**Task:** Set down the full listing exactly as given. Any pictures are to be left out.
- - - - - - -
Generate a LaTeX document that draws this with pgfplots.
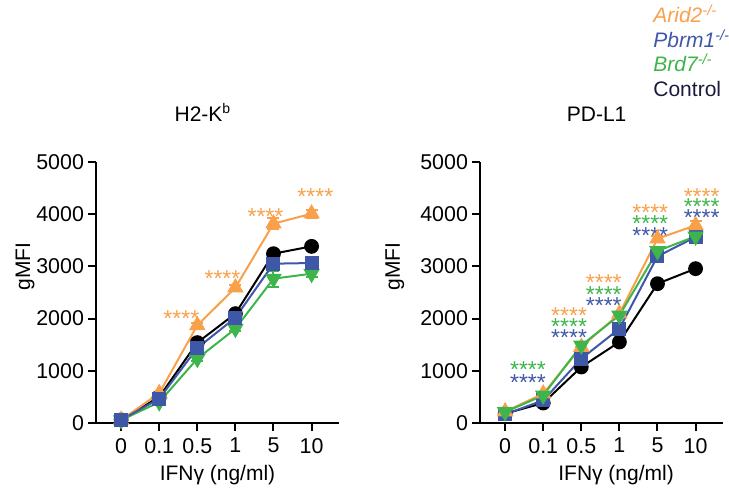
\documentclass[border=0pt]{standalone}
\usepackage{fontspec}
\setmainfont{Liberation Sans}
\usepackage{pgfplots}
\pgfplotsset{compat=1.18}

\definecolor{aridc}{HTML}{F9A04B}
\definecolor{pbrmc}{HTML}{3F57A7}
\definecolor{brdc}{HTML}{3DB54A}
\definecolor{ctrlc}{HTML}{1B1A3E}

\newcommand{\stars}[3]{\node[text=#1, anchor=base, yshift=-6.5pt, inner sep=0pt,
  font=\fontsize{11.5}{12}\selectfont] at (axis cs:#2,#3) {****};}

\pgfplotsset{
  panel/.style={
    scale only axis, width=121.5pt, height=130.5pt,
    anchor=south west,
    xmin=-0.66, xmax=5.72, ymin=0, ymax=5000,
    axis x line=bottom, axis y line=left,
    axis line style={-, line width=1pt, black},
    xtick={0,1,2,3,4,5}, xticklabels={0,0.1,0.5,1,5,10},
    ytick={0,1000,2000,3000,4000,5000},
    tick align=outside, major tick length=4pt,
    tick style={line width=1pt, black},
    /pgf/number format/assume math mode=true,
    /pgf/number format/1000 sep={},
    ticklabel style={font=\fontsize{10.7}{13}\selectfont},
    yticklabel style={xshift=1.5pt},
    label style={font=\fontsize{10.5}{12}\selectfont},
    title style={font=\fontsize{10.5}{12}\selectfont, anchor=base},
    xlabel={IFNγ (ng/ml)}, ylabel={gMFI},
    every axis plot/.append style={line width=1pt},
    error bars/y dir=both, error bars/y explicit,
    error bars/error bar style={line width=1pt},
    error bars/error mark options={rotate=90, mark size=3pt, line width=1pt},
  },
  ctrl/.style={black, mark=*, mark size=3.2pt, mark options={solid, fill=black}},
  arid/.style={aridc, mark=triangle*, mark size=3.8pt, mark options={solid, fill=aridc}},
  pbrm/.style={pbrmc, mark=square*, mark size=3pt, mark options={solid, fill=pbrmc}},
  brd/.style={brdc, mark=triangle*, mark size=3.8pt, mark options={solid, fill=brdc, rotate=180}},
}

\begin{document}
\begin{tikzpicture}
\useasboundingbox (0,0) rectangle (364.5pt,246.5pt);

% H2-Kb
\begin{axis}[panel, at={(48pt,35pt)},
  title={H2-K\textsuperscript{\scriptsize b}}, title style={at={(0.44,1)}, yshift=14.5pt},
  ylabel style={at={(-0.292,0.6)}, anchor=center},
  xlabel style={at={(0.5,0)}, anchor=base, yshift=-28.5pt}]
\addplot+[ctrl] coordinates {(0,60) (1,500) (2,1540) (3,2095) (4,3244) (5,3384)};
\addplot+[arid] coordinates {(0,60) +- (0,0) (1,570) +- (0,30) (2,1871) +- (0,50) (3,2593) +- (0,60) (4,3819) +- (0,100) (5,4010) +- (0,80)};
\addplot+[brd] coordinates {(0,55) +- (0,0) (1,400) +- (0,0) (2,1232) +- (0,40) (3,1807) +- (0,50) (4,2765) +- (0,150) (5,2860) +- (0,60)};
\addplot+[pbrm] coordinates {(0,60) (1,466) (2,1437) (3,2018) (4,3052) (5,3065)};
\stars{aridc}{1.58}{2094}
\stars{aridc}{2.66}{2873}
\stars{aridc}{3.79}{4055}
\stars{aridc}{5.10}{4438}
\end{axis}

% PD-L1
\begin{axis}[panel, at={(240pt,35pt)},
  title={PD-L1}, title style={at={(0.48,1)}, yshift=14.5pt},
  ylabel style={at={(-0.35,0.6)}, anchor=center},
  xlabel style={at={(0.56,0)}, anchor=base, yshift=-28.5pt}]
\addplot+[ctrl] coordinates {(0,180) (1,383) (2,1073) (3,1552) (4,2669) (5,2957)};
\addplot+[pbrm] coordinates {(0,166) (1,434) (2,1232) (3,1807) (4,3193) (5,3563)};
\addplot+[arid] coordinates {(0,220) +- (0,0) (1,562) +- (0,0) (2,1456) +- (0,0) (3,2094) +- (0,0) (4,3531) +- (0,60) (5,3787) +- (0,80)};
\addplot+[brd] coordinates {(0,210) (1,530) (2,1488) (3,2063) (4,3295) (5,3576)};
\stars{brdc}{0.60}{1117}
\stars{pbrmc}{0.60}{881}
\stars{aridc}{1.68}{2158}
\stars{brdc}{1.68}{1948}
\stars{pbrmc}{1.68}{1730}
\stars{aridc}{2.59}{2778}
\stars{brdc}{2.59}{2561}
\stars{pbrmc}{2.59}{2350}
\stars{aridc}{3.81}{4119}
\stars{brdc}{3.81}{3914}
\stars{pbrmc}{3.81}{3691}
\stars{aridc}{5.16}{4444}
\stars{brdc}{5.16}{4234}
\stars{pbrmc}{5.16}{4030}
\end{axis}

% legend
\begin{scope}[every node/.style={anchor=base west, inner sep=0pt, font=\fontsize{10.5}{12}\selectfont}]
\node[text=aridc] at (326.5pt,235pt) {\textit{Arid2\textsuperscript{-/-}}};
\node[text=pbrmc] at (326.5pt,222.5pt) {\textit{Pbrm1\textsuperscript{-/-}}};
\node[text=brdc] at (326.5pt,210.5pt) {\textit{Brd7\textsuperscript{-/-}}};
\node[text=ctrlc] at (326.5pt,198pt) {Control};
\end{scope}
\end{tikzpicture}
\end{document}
- - - - - - -
**Solution for this task:**
Generate a LaTeX document that draws this with pgfplots.
\documentclass[border=0pt]{standalone}
\usepackage{fontspec}
\setmainfont{Liberation Sans}
\usepackage{pgfplots}
\pgfplotsset{compat=1.18}

\definecolor{aridc}{HTML}{F9A04B}
\definecolor{pbrmc}{HTML}{3F57A7}
\definecolor{brdc}{HTML}{3DB54A}
\definecolor{ctrlc}{HTML}{1B1A3E}

\newcommand{\stars}[3]{\node[text=#1, anchor=base, yshift=-6.5pt, inner sep=0pt,
  font=\fontsize{11.5}{12}\selectfont] at (axis cs:#2,#3) {****};}

\pgfplotsset{
  panel/.style={
    scale only axis, width=121.5pt, height=130.5pt,
    anchor=south west,
    xmin=-0.66, xmax=5.72, ymin=0, ymax=5000,
    axis x line=bottom, axis y line=left,
    axis line style={-, line width=1pt, black},
    xtick={0,1,2,3,4,5}, xticklabels={0,0.1,0.5,1,5,10},
    ytick={0,1000,2000,3000,4000,5000},
    tick align=outside, major tick length=4pt,
    tick style={line width=1pt, black},
    /pgf/number format/assume math mode=true,
    /pgf/number format/1000 sep={},
    ticklabel style={font=\fontsize{10.7}{13}\selectfont},
    yticklabel style={xshift=1.5pt},
    label style={font=\fontsize{10.5}{12}\selectfont},
    title style={font=\fontsize{10.5}{12}\selectfont, anchor=base},
    xlabel={IFNγ (ng/ml)}, ylabel={gMFI},
    every axis plot/.append style={line width=1pt},
    error bars/y dir=both, error bars/y explicit,
    error bars/error bar style={line width=1pt},
    error bars/error mark options={rotate=90, mark size=3pt, line width=1pt},
  },
  ctrl/.style={black, mark=*, mark size=3.2pt, mark options={solid, fill=black}},
  arid/.style={aridc, mark=triangle*, mark size=3.8pt, mark options={solid, fill=aridc}},
  pbrm/.style={pbrmc, mark=square*, mark size=3pt, mark options={solid, fill=pbrmc}},
  brd/.style={brdc, mark=triangle*, mark size=3.8pt, mark options={solid, fill=brdc, rotate=180}},
}

\begin{document}
\begin{tikzpicture}
\useasboundingbox (0,0) rectangle (364.5pt,246.5pt);

% H2-Kb
\begin{axis}[panel, at={(48pt,35pt)},
  title={H2-K\textsuperscript{\scriptsize b}}, title style={at={(0.44,1)}, yshift=14.5pt},
  ylabel style={at={(-0.292,0.6)}, anchor=center},
  xlabel style={at={(0.5,0)}, anchor=base, yshift=-28.5pt}]
\addplot+[ctrl] coordinates {(0,60) (1,500) (2,1540) (3,2095) (4,3244) (5,3384)};
\addplot+[arid] coordinates {(0,60) +- (0,0) (1,570) +- (0,30) (2,1871) +- (0,50) (3,2593) +- (0,60) (4,3819) +- (0,100) (5,4010) +- (0,80)};
\addplot+[brd] coordinates {(0,55) +- (0,0) (1,400) +- (0,0) (2,1232) +- (0,40) (3,1807) +- (0,50) (4,2765) +- (0,150) (5,2860) +- (0,60)};
\addplot+[pbrm] coordinates {(0,60) (1,466) (2,1437) (3,2018) (4,3052) (5,3065)};
\stars{aridc}{1.58}{2094}
\stars{aridc}{2.66}{2873}
\stars{aridc}{3.79}{4055}
\stars{aridc}{5.10}{4438}
\end{axis}

% PD-L1
\begin{axis}[panel, at={(240pt,35pt)},
  title={PD-L1}, title style={at={(0.48,1)}, yshift=14.5pt},
  ylabel style={at={(-0.35,0.6)}, anchor=center},
  xlabel style={at={(0.56,0)}, anchor=base, yshift=-28.5pt}]
\addplot+[ctrl] coordinates {(0,180) (1,383) (2,1073) (3,1552) (4,2669) (5,2957)};
\addplot+[pbrm] coordinates {(0,166) (1,434) (2,1232) (3,1807) (4,3193) (5,3563)};
\addplot+[arid] coordinates {(0,220) +- (0,0) (1,562) +- (0,0) (2,1456) +- (0,0) (3,2094) +- (0,0) (4,3531) +- (0,60) (5,3787) +- (0,80)};
\addplot+[brd] coordinates {(0,210) (1,530) (2,1488) (3,2063) (4,3295) (5,3576)};
\stars{brdc}{0.60}{1117}
\stars{pbrmc}{0.60}{881}
\stars{aridc}{1.68}{2158}
\stars{brdc}{1.68}{1948}
\stars{pbrmc}{1.68}{1730}
\stars{aridc}{2.59}{2778}
\stars{brdc}{2.59}{2561}
\stars{pbrmc}{2.59}{2350}
\stars{aridc}{3.81}{4119}
\stars{brdc}{3.81}{3914}
\stars{pbrmc}{3.81}{3691}
\stars{aridc}{5.16}{4444}
\stars{brdc}{5.16}{4234}
\stars{pbrmc}{5.16}{4030}
\end{axis}

% legend
\begin{scope}[every node/.style={anchor=base west, inner sep=0pt, font=\fontsize{10.5}{12}\selectfont}]
\node[text=aridc] at (326.5pt,235pt) {\textit{Arid2\textsuperscript{-/-}}};
\node[text=pbrmc] at (326.5pt,222.5pt) {\textit{Pbrm1\textsuperscript{-/-}}};
\node[text=brdc] at (326.5pt,210.5pt) {\textit{Brd7\textsuperscript{-/-}}};
\node[text=ctrlc] at (326.5pt,198pt) {Control};
\end{scope}
\end{tikzpicture}
\end{document}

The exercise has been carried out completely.